2 tablespoons any neutral oil (i.e., sunflower)
1 large onion, thinly sliced
2 large carrots, cut into 1-inch chunks
2 garlic cloves, minced
4 cups water
2 large potatoes, cut into 1-inch chunks (russet or yukon gold)
1 small red apple, peeled, cored, and grated
2 teaspoons Oriental curry powder* (See Notes below; used Morton & Bassett Organic Curry)
1/4 cup soy sauce or tamari
1 teaspoon salt, more as needed
1/2 cup frozen peas and/or corn (optional)
2 tablespoons packed cilantro leaves, chopped, more for garnish (optional)
2 scallions greens only, sliced as thin as possible (about 1/4 cup)
black sesame seeds for garnish (optional)
For the roux
3 tablespoons any neutral oil (i.e., sunflower)
1/4 cup flour or 2 tablespoons + 2 teaspoons rice flour
2 tablespoons Oriental curry powder* (See Notes below; used Morton & Bassett Organic Curry)
1 tablespoon ketchup
1 tablespoon sweet soy sauce, vegetarian mushroom/oyster sauce or hoisin sauce

Method

  1. Heat 2 tablespoons of the oil over medium heat in a large soup pot or Dutch oven and add the onions and carrots. Cook, stirring often for about 5 minutes. Add garlic and continue to cook for another minute or so, until fragrant.
  2. Add the water, bring to a gentle boil, cover, reduce the heat to medium-low and simmer for about 10 minutes. Carefully remove foam as it forms.
  3. When there is no more foam, add the ingredients in following order: potatoes, grated apple, curry powder, soy sauce and salt. Simmer about 25 to 30 minutes, until the vegetables are nearly tender.
  4. Meanwhile, make the roux. In a small saucepan, heat the oil over medium heat, add the flour, and cook until browned for 1 minute. Add the curry powder, ketchup and vegetarian dark sauce (sweet soy sauce, oyster or hoisin). Continue to cook for 1 to 2 minutes until the roux mixture is bubbling. Remove from heat immediately.
  5. Add a ladleful of simmering water (about 1/2 cup or more) from the "vegetables" pot into the roux and stir constantly until the roux mixture is smooth. Add more if needed then transfer the rest to the "vegetables" pot. Stir constantly until the curry is smooth. Add the frozen peas/corn (optional) and simmer for few minutes.
  6. Just before serving, stir in the cilantro and scallions. Serve over rice, noodles or with breaded "cutlet." Sprinkle black sesame seeds.

Notes

For the curry powder, you can use any of the following:
1. S & B Oriental Curry Powder (available at Asian supermarkets or Amazon.com)
2. I used Morton & Bassett Organic Curry Powder (available at big supermarkets, ie, Fred Meyer, Safeway, etc or Amazon.com)
3. Any Oriental or Madras curry (yellow color) - Ask the staff at the Asian supermarkets, they will take you to it.

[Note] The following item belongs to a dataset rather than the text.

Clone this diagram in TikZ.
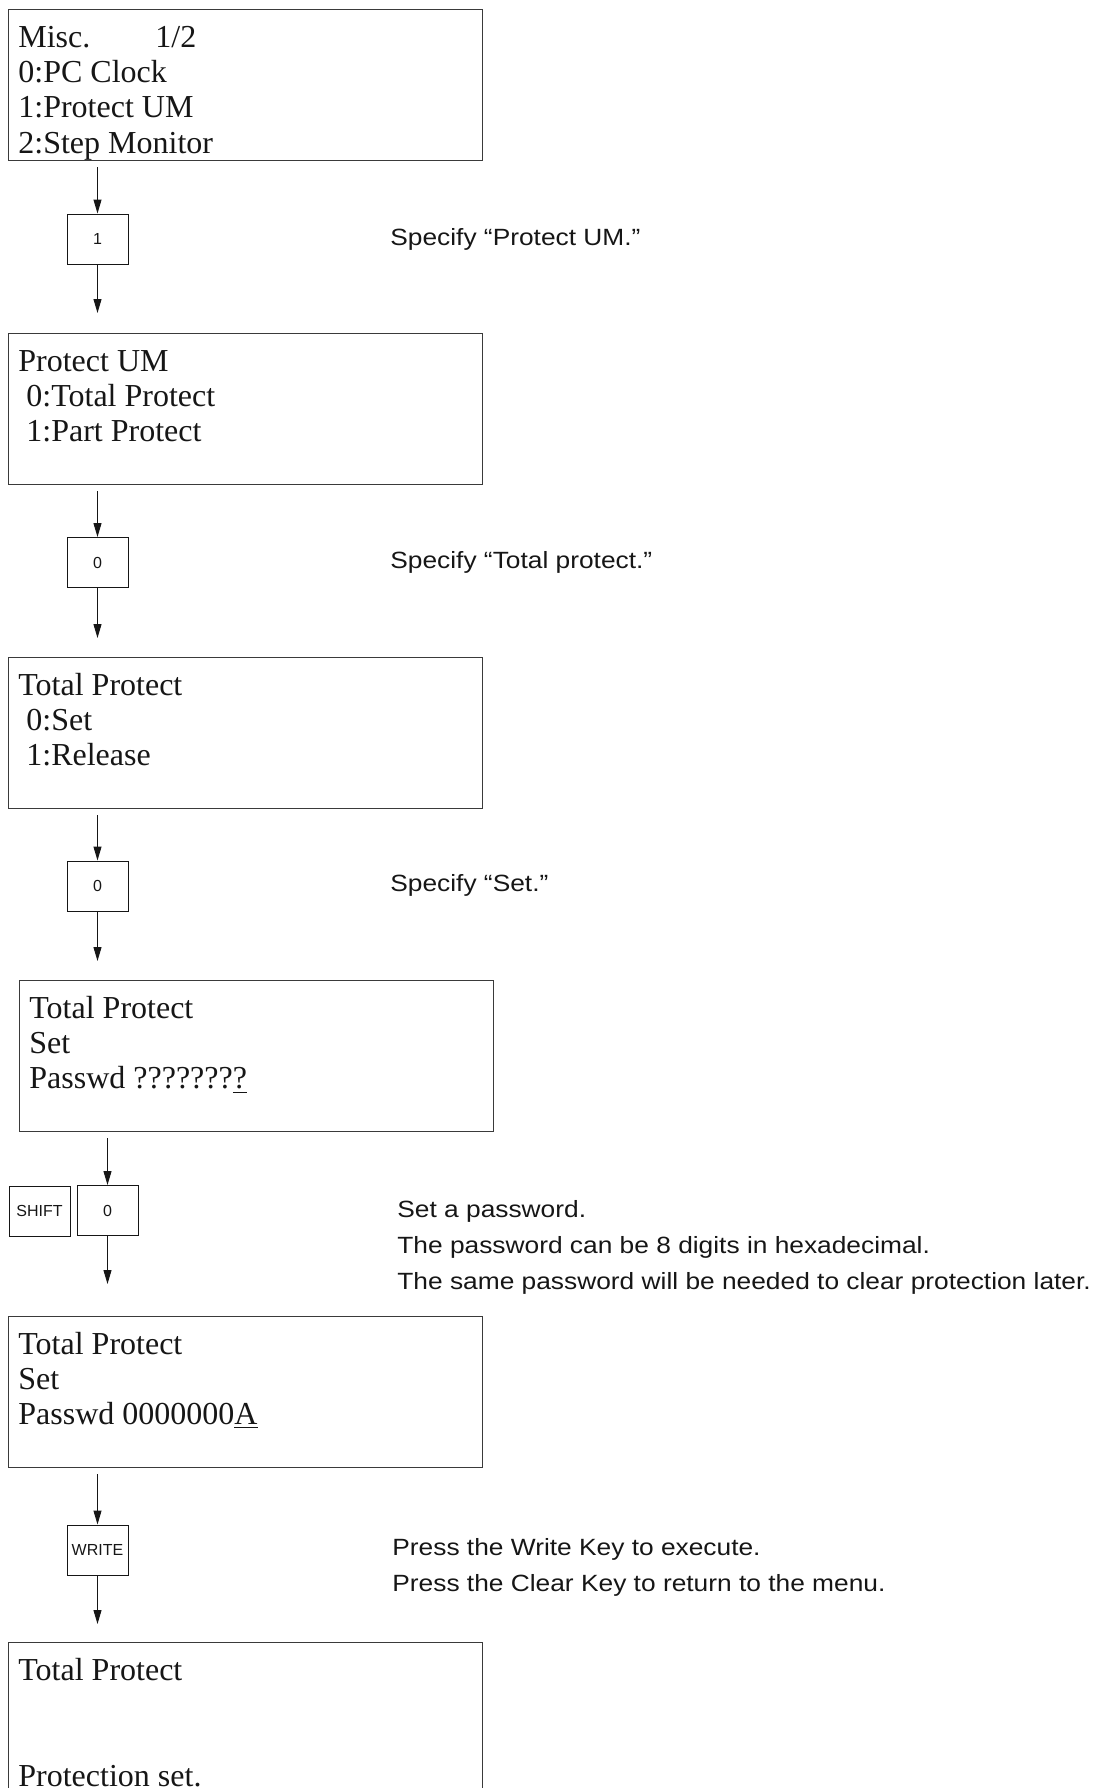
\documentclass[tikz,border=0pt]{standalone}
\usepackage{fontspec}
\setmainfont{Liberation Serif}
\newfontfamily\pmsans[FakeStretch=1.12,Ligatures=TeX]{Liberation Sans}
\newfontfamily\pmkeyfont{Liberation Sans}
\usetikzlibrary{arrows.meta,calc}
\definecolor{pmink}{HTML}{161616}
\definecolor{pmframe}{HTML}{3A3A3A}
\newcommand\lcdstrut{\rule{0pt}{12.35pt}}
\newcommand\notestrut{\rule{0pt}{12.6pt}}
\tikzset{
  pm screen/.style={draw=pmframe, line width=0.65pt, anchor=north west,
    minimum width=237pt, minimum height=75.5pt, inner sep=0pt},
  pm lcd/.style={anchor=north west, inner sep=0pt, align=left, text=pmink,
    font=\fontsize{16pt}{17.65pt}\selectfont},
  pm key/.style={draw=pmink, line width=0.5pt, minimum width=30.5pt,
    minimum height=25pt, inner sep=0pt, text=pmink,
    font=\pmkeyfont\fontsize{8pt}{9pt}\selectfont},
  pm arrow/.style={-{Triangle[length=7pt,width=4pt]}, line width=0.5pt, draw=pmink},
  pm note/.style={anchor=north west, inner sep=0pt, align=left, text=pmink,
    font=\pmsans\fontsize{11.75pt}{18pt}\selectfont}
}

\begin{document}
\begin{tikzpicture}[x=0.5pt, y=-0.5pt]
  \useasboundingbox (0,0) rectangle (1104,1788);
  % screens
  \node[pm screen] (s1) at (8,9) {};
  \node[pm screen] (s2) at (8,333) {};
  \node[pm screen] (s3) at (8,657) {};
  \node[pm screen] (s4) at (19,980) {};
  \node[pm screen] (s5) at (8,1316) {};
  \node[pm screen] (s6) at (8,1642) {};
  \node[pm lcd] (l1) at ($(s1.north west)+(10,13)$) {\lcdstrut\makebox[68.5pt][l]{Misc.}1/2\\0:PC Clock\\1:Protect UM\\2:Step Monitor};
  \node[pm lcd] (l2) at ($(s2.north west)+(10,13)$) {\lcdstrut Protect UM\\\ 0:Total Protect\\\ 1:Part Protect};
  \node[pm lcd] (l3) at ($(s3.north west)+(10,13)$) {\lcdstrut Total Protect\\\ 0:Set\\\ 1:Release};
  \node[pm lcd] (l4) at ($(s4.north west)+(10,13)$) {\lcdstrut Total Protect\\Set\\Passwd ???????\underline{?}};
  \node[pm lcd] (l5) at ($(s5.north west)+(10,13)$) {\lcdstrut Total Protect\\Set\\Passwd 0000000\underline{A}};
  \node[pm lcd] (l6) at ($(s6.north west)+(10,13)$) {\lcdstrut Total Protect\\\mbox{}\\\mbox{}\\Protection set.};
  % keys
  \node[pm key] (k1) at (97.5,239) {1};
  \node[pm key] (k2) at (97.5,562.5) {0};
  \node[pm key] (k3) at (97.5,886) {0};
  \node[pm key] (k4s) at (39.5,1211) {SHIFT};
  \node[pm key] (k4) at (107.5,1210.5) {0};
  \node[pm key] (k5) at (97.5,1550) {WRITE};
  % flow
  \draw[pm arrow, shorten <=3pt] (s1.south -| k1) -- (k1.north);
  \draw[pm arrow, shorten >=10pt] (k1.south) -- (s2.north -| k1);
  \draw[pm arrow, shorten <=3pt] (s2.south -| k2) -- (k2.north);
  \draw[pm arrow, shorten >=9.5pt] (k2.south) -- (s3.north -| k2);
  \draw[pm arrow, shorten <=3pt] (s3.south -| k3) -- (k3.north);
  \draw[pm arrow, shorten >=9.5pt] (k3.south) -- (s4.north -| k3);
  \draw[pm arrow, shorten <=3pt] (s4.south -| k4) -- (k4.north);
  \draw[pm arrow, shorten >=16pt] (k4.south) -- (s5.north -| k4);
  \draw[pm arrow, shorten <=3pt] (s5.south -| k5) -- (k5.north);
  \draw[pm arrow, shorten >=9pt] (k5.south) -- (s6.north -| k5);
  % notes
  \node[pm note] (n1) at (390,219.8) {\notestrut Specify “Protect UM.”};
  \node[pm note] (n2) at (390,542.8) {\notestrut Specify “Total protect.”};
  \node[pm note] (n3) at (390,865.8) {\notestrut Specify “Set.”};
  \node[pm note] (n4) at (397,1191.8) {\notestrut Set a password.\\The password can be 8 digits in hexadecimal.\\The same password will be needed to clear protection later.};
  \node[pm note] (n5) at (392,1529.8) {\notestrut Press the Write Key to execute.\\Press the Clear Key to return to the menu.};
\end{tikzpicture}
\end{document}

Add vegetables (ie, squash, pumpkin, sweet potato etc) or other ingredients such as tofu, adzuki beans, etc.

Gluten-Free: Use tamari instead of soy sauce. Omit the sweet soy sauce and try this recipe here. Use about 2 tablespoons + 2 teaspoons rice flour instead of flour.

Spicy version: Add 1/2 teaspoon freshly ground Thai chili peppers or few fresh red/green chillies (seeded & finely chopped) in the roux, more as needed. It will be super spicy!

We used frozen milanesa de soja (breaded soy schnitzel) found in Latin American countries. In Argentina, milanesas are commonly served with fried or mashed potatoes, topped with a fried egg or eaten cold as a sandwich filling. We had milanesas with mashed potatoes for dinner once, and it was terrible except for the potatoes. It needed something saucy because it is a very thin “cutlet” with not a lot of flavors and a bit dry. The milanesa de soja worked pretty well with the Japanese curry.

Mind the dish. This wasn’t the prettiest dish, it was the first time I made Japanese Curry abroad.

Buenos Aires

Yesterday we moved to a different flat near the Palermo neighborhood. Pretty cute place isn’t it? It’s a 3-floor house with two balconies and utilities/amenities are all included. I’ll include photos of the place next time.

Buenos Aires

Very quiet residential street, it’s very different than downtown Buenos Aires.


Have you ever had a Japanese or Asian curry? Do you have a favorite curry recipe?